▶ [EXERCISE]
Check every line of the data below for the string "code", and copy the ones that hold it.

▶ [DATA EXTRACT]
======

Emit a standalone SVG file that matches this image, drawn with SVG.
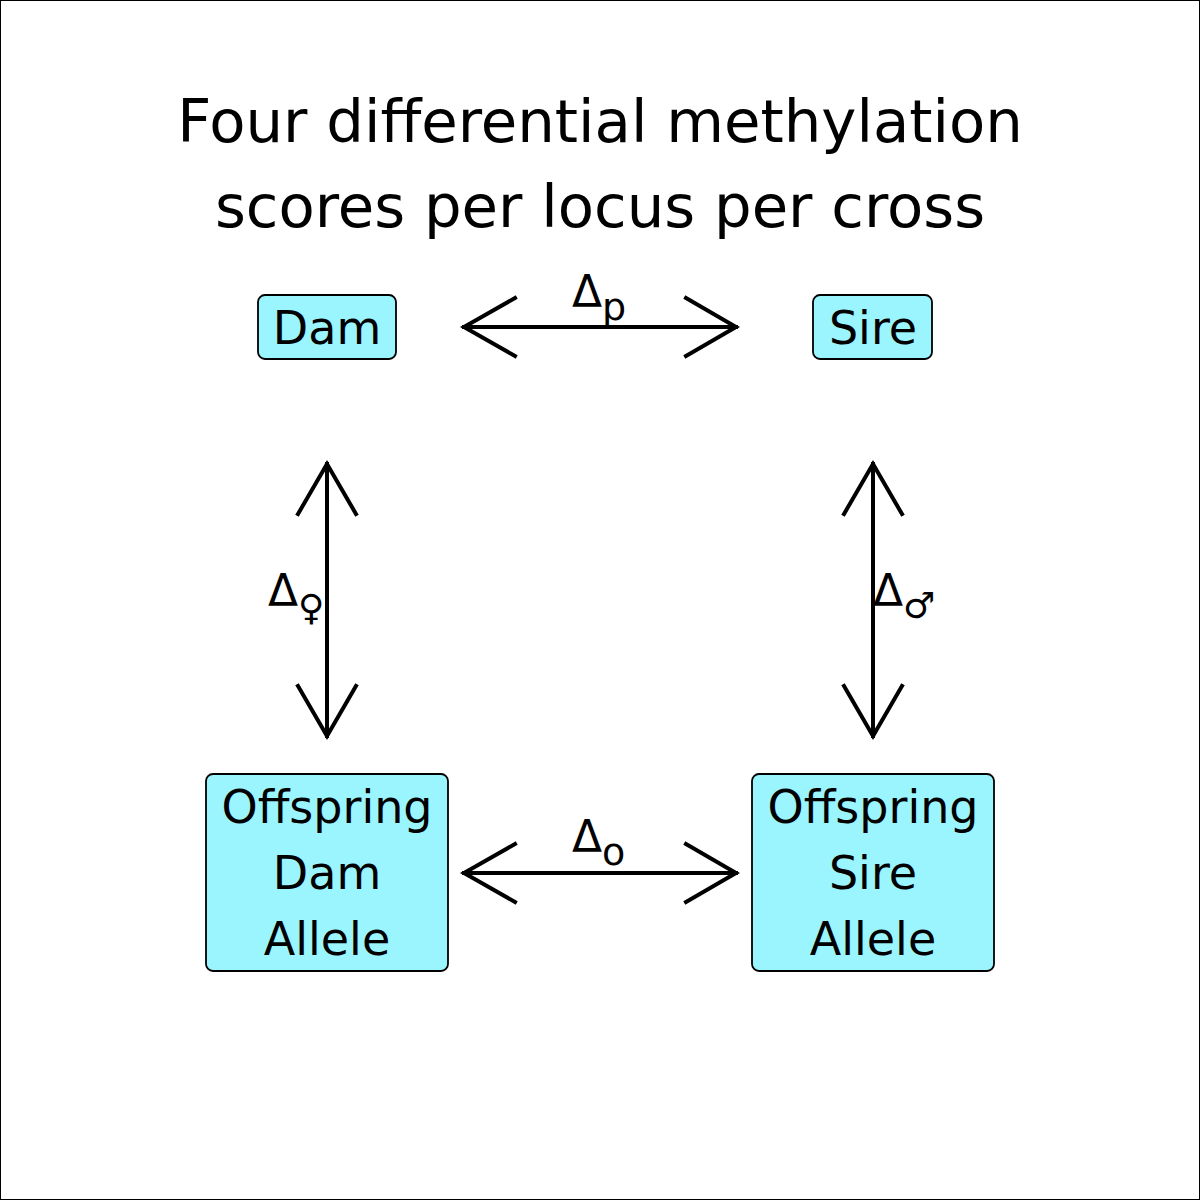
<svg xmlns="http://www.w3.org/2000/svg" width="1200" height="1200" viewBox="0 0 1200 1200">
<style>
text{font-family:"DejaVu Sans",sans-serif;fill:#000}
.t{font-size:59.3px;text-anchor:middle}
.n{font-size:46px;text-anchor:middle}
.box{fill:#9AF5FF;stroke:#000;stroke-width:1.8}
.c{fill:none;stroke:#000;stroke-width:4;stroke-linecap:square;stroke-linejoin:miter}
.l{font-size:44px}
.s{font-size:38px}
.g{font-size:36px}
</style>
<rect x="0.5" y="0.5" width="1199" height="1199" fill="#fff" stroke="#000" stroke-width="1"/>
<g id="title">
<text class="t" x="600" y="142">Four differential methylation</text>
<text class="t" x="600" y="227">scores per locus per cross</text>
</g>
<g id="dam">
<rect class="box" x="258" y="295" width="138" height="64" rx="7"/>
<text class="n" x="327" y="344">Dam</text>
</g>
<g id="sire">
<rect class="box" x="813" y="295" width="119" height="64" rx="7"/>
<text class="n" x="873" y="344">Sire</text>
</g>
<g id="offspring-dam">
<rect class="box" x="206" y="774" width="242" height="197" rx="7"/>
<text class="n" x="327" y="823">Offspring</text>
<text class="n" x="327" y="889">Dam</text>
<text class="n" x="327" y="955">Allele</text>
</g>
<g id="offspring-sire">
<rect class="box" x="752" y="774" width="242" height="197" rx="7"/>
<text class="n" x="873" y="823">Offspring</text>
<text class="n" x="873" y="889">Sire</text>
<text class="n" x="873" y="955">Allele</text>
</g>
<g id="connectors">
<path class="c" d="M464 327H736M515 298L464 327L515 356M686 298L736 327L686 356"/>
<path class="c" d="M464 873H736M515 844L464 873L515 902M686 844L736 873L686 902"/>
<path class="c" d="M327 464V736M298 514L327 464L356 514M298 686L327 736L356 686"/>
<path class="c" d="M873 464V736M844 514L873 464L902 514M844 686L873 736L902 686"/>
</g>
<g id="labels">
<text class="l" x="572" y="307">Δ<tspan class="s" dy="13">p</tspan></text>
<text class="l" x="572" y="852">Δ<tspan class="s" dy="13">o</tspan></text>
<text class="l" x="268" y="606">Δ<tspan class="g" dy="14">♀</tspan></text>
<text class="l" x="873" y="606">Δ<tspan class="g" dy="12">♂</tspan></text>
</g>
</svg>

======

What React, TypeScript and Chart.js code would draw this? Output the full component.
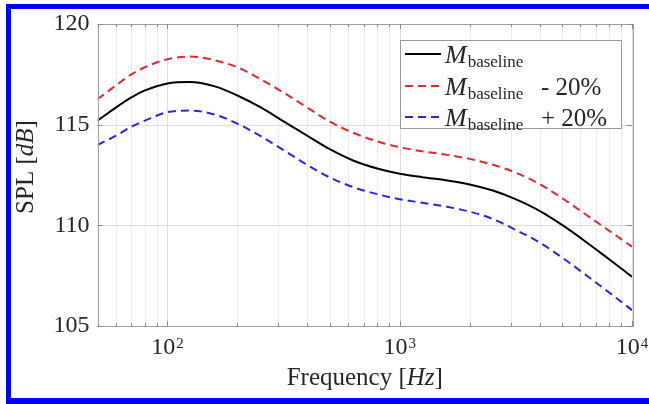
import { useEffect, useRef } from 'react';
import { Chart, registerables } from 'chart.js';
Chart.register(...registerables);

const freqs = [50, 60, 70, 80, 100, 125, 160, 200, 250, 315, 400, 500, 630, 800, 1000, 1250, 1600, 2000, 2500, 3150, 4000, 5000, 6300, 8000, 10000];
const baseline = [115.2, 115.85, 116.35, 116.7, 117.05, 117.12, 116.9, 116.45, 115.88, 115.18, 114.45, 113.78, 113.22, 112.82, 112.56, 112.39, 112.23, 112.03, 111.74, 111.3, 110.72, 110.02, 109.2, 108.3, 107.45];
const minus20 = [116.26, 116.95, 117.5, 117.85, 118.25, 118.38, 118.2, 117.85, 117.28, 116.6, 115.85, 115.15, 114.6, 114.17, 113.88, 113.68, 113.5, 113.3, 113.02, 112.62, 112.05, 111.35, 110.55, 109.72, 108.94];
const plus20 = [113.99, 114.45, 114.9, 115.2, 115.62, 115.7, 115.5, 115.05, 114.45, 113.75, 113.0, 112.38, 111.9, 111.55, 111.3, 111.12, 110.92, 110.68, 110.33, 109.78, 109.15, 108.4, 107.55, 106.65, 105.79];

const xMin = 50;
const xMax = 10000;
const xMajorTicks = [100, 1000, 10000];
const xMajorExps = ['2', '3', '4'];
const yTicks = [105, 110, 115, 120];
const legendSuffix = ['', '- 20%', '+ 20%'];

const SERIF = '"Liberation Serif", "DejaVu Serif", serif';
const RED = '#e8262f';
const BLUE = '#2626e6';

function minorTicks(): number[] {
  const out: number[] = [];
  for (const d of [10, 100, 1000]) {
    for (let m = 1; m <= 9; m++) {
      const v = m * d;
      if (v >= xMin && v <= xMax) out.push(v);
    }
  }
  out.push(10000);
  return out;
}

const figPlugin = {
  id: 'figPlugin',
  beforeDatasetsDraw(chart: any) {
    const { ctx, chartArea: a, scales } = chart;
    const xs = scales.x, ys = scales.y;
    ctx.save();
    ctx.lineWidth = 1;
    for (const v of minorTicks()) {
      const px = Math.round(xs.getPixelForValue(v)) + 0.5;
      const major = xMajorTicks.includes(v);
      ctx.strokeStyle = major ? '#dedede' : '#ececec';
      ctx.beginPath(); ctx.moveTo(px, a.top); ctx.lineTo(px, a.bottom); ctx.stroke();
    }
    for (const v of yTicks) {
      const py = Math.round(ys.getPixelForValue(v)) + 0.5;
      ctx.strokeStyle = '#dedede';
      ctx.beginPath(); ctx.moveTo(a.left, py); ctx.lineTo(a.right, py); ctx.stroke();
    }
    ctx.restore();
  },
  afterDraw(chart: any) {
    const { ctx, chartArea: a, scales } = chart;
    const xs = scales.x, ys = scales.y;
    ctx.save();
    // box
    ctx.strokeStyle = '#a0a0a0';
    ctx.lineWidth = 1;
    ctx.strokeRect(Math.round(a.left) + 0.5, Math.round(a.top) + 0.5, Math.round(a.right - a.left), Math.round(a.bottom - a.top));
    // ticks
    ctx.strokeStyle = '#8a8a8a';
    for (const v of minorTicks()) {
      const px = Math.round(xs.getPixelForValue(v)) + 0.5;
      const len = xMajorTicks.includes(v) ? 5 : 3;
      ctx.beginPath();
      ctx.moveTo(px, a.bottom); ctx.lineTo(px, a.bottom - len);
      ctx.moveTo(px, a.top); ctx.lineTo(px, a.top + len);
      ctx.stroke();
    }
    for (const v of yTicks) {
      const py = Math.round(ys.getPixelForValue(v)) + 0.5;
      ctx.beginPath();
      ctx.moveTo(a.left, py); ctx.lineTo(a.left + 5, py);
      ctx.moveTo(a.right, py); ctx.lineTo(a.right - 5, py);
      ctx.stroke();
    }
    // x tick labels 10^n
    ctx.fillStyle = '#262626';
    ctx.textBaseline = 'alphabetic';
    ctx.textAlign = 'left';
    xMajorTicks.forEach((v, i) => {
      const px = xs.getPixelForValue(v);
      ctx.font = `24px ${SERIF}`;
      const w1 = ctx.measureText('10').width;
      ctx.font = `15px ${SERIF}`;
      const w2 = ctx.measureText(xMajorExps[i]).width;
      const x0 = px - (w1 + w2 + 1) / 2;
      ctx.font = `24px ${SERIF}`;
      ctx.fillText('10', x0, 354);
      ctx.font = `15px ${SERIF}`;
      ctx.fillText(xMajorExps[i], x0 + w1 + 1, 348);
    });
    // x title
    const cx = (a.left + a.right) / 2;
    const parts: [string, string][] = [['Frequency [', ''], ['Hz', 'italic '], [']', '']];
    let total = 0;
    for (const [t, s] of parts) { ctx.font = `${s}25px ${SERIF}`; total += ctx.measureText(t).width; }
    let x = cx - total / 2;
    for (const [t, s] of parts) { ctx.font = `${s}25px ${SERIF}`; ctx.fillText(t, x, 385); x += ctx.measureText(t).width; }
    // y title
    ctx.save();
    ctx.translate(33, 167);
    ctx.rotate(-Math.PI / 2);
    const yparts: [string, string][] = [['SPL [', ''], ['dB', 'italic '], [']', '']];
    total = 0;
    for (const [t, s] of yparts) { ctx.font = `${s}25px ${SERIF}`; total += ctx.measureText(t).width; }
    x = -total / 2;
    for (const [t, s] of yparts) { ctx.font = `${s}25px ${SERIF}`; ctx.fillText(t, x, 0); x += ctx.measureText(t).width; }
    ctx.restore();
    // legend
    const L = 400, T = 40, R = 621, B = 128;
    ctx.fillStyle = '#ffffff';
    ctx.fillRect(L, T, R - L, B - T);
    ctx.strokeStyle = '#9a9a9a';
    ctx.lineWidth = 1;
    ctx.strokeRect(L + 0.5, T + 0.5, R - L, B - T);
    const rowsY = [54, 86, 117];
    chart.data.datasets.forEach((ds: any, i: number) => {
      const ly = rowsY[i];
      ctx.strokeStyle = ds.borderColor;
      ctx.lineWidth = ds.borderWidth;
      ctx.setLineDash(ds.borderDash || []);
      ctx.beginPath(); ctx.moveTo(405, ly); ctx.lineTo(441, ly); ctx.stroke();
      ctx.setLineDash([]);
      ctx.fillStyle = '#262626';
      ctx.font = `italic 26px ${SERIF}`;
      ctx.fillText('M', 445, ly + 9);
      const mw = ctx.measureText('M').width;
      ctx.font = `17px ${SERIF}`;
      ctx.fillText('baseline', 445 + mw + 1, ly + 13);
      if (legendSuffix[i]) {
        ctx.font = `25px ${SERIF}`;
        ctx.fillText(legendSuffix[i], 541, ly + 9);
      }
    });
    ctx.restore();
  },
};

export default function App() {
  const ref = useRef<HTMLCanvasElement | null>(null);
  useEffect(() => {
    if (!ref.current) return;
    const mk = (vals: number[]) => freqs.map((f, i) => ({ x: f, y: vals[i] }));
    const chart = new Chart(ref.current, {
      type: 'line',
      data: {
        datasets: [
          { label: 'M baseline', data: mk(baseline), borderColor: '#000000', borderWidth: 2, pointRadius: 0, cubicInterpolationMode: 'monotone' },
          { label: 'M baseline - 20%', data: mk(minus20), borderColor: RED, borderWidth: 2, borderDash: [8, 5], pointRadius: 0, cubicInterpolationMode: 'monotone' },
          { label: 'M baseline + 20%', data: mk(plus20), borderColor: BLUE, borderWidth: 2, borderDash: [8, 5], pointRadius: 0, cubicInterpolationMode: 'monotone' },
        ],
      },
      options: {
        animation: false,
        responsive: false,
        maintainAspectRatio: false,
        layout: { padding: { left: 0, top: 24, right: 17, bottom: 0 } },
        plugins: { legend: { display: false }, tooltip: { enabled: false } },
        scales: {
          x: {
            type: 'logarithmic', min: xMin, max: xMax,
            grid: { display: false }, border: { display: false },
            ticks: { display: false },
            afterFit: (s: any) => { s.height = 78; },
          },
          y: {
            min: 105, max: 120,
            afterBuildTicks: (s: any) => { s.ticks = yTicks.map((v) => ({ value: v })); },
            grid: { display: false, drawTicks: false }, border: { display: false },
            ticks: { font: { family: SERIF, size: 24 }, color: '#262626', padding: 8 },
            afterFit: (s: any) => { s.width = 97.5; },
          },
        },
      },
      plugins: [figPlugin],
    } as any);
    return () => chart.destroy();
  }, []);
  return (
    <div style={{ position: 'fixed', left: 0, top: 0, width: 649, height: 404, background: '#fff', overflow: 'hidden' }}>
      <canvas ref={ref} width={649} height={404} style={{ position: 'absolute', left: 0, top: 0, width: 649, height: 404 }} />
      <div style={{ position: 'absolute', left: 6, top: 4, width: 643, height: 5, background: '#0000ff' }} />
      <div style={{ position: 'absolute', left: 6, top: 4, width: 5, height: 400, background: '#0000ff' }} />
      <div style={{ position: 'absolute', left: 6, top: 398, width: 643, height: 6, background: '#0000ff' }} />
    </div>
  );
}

======

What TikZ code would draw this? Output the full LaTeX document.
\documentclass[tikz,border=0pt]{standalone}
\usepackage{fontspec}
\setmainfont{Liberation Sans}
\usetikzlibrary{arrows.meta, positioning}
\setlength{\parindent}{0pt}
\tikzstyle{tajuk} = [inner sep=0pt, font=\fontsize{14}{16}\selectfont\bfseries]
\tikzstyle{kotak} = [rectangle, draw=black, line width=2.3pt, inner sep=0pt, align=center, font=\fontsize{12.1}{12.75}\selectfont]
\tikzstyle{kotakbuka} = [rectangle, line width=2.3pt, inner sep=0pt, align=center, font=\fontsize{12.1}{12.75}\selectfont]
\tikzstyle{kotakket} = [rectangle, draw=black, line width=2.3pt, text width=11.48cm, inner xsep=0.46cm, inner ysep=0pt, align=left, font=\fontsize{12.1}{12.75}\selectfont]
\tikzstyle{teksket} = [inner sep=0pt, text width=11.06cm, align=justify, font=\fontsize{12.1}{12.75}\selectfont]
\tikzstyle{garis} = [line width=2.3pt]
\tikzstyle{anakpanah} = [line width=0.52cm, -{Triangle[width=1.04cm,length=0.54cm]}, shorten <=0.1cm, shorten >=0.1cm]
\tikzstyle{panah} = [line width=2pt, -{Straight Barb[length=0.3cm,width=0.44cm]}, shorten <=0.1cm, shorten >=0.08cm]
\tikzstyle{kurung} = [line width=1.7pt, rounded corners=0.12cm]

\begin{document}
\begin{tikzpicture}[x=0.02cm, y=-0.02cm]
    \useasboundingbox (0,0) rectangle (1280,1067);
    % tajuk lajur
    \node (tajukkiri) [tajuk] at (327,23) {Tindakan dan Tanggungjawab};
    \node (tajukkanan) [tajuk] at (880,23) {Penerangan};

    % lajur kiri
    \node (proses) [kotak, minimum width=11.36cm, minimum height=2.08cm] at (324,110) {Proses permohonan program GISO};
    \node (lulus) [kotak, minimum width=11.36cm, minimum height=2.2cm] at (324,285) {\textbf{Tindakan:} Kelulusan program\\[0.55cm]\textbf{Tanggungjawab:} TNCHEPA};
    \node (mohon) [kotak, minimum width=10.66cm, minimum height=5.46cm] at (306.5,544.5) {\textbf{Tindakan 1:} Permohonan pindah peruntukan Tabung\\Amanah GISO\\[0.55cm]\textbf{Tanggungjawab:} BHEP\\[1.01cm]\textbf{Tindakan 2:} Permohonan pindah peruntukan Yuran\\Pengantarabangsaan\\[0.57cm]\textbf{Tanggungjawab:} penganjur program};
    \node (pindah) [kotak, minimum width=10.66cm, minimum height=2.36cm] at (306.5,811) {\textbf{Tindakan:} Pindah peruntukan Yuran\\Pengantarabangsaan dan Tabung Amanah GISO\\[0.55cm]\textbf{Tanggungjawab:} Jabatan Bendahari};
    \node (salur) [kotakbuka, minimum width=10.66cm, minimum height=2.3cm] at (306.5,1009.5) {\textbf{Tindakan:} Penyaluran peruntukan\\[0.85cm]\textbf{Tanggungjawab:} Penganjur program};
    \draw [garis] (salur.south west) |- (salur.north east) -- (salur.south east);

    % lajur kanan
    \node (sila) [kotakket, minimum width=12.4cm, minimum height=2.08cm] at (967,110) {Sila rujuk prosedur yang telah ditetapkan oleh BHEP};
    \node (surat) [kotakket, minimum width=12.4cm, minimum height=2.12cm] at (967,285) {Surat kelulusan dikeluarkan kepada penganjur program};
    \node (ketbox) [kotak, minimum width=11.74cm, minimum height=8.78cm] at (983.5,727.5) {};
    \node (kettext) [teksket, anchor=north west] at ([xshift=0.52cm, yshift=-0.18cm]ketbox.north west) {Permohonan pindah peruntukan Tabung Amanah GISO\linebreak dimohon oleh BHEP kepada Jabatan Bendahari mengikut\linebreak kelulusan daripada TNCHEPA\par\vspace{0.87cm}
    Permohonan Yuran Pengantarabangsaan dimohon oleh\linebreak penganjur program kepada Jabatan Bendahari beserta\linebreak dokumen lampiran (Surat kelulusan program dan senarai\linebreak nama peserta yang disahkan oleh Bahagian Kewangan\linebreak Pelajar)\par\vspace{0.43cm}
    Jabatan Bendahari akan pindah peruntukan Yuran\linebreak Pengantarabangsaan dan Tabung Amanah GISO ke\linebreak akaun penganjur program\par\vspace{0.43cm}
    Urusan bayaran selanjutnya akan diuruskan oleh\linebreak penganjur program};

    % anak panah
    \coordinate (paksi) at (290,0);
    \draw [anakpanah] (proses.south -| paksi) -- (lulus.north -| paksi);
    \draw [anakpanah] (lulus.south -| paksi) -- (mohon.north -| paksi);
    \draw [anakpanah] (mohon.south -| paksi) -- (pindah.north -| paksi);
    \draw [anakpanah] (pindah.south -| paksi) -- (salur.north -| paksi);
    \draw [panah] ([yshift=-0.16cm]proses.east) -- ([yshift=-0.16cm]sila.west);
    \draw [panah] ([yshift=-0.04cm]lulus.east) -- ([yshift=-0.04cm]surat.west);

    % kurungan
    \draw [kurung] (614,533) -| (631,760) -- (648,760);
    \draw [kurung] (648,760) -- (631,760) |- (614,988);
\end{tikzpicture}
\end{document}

======

▶ [THE RESULT]
What React, TypeScript and Chart.js code would draw this? Output the full component.
What TikZ code would draw this? Output the full LaTeX document.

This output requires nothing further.